= David Strangeways =

David Inderwick Strangeways DSO, OBE (26 February 1912 – 1 August 1998) was a colonel in the British Army who helped organise several military deceptions during World War II. After leaving the army in 1957, he took holy orders.

== Early life ==
Strangeways was born in Cambridge, the third son of Dr. T. S. P. Strangeways, founder of the Strangeways Research Laboratory. He attended Cambridgeshire High School for Boys and later Trinity Hall, Cambridge, reading History.

== Military career ==
Strangeways was commissioned into the Duke of Wellington's Regiment in 1933 and served in the 1st Battalion based at Aldershot then Malta. After the outbreak of World War II, he was sent to France where he participated in a rearguard action while the British forces tried to reach Dunkirk. Strangeways successfully managed to evacuate part of his battalion on a Thames barge.

===Deception===
In 1942, Strangeways' career in military deception began in earnest. Sent from the War Office in London to Cairo, he reported to General Sir Harold Alexander with deception plans designed to fool the Axis powers as to the time and place of the Allied invasion of North Africa. The deception relied upon convincing the Axis powers that the massed landing craft were destined not for North Africa but to relieve beleaguered Malta. To bring about the deception, novelist and fellow deception officer Dennis Wheatley, based at the London Controlling Section, supplied Strangeways with a letter to an acquaintance in Cairo and a copy of his latest novel. The book, with the letter left inside, was then left at a Cairo hotel for enemy agents to find.

Strangeways then joined Brigadier Dudley Clarke's A-Force. His job was to use deception to gain a strategic and tactical advantage over the enemy in the Near and Middle East. He achieved this by using radio nets to broadcast false information. Decoy tanks and other vehicles were used in order to divert Axis forces away from the areas of Allied attack. Using a combination of bluff, boldness and speed, Strangeways was able to seize the German headquarters at Tunis before the Germans could destroy their secret documents.

In 1943, General Bernard Montgomery took command of 21st Army Group and requested that Strangeways take charge of R-Force.
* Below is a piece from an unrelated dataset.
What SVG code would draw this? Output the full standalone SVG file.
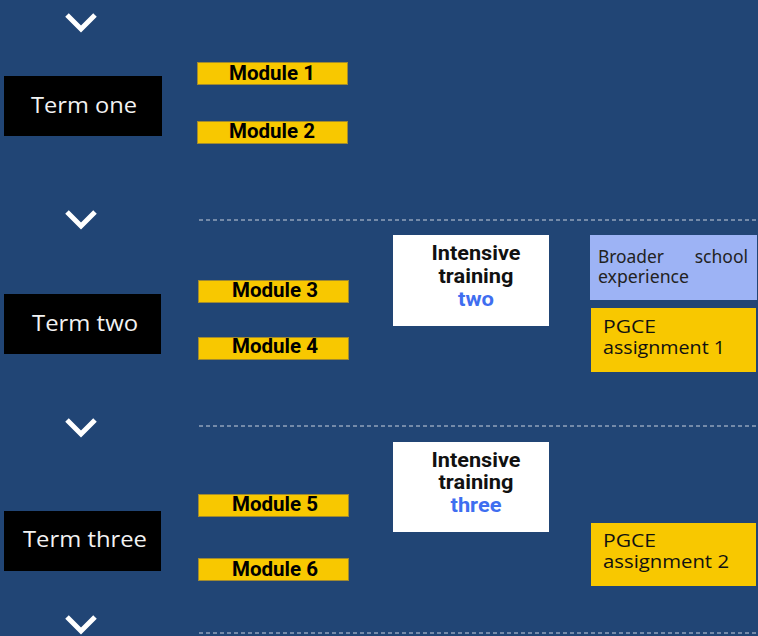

This was principally a deception force and consisted of armoured vehicles, field engineers and a wireless unit. Strangeways developed Operation Quicksilver, a significant part of Operation Fortitude, with the aim of fooling the Germans that the Allied invasion of Europe would take place at the Pas-de-Calais.

===Post-war===
After the Allies' victory over Nazi Germany, Strangeways was given the role of political adviser to the Allied Commissioners for Westphalia and the Rhine. This role was a combination of intelligence work, administration of German detainees and border control. Later, following two staff appointments in England, Strangeways briefly joined the Green Howards. In 1949, a posting to the British Military Mission in Greece saw him advising the Greek government.

In 1952, Strangeways took command of the 1st Battalion the East Yorkshire Regiment. The regiment was on a three-year tour of Malaya and engaged in fighting the Communist insurgency during the Malayan Emergency.

== Theological career ==
Strangeways left the Army in 1957 to attend Wells Theological College and gain Anglican holy orders. In 1958, his first appointment was as curate of Lee-on-the-Solent. From 1961 to 1965, he was vicar at Symondsbury, Dorset, followed by eight years at Holy Trinity Church, Bradford on Avon. He served as Chaplain at St Peter and St Sigfrid's Church in Stockholm and, in 1977, became Chancellor and Senior Canon of St Paul's Pro-Cathedral, Malta.

Strangeways retired in 1981 and returned to England, continuing to serve as a priest in the dioceses of St Edmundsbury and Ipswich and Norwich.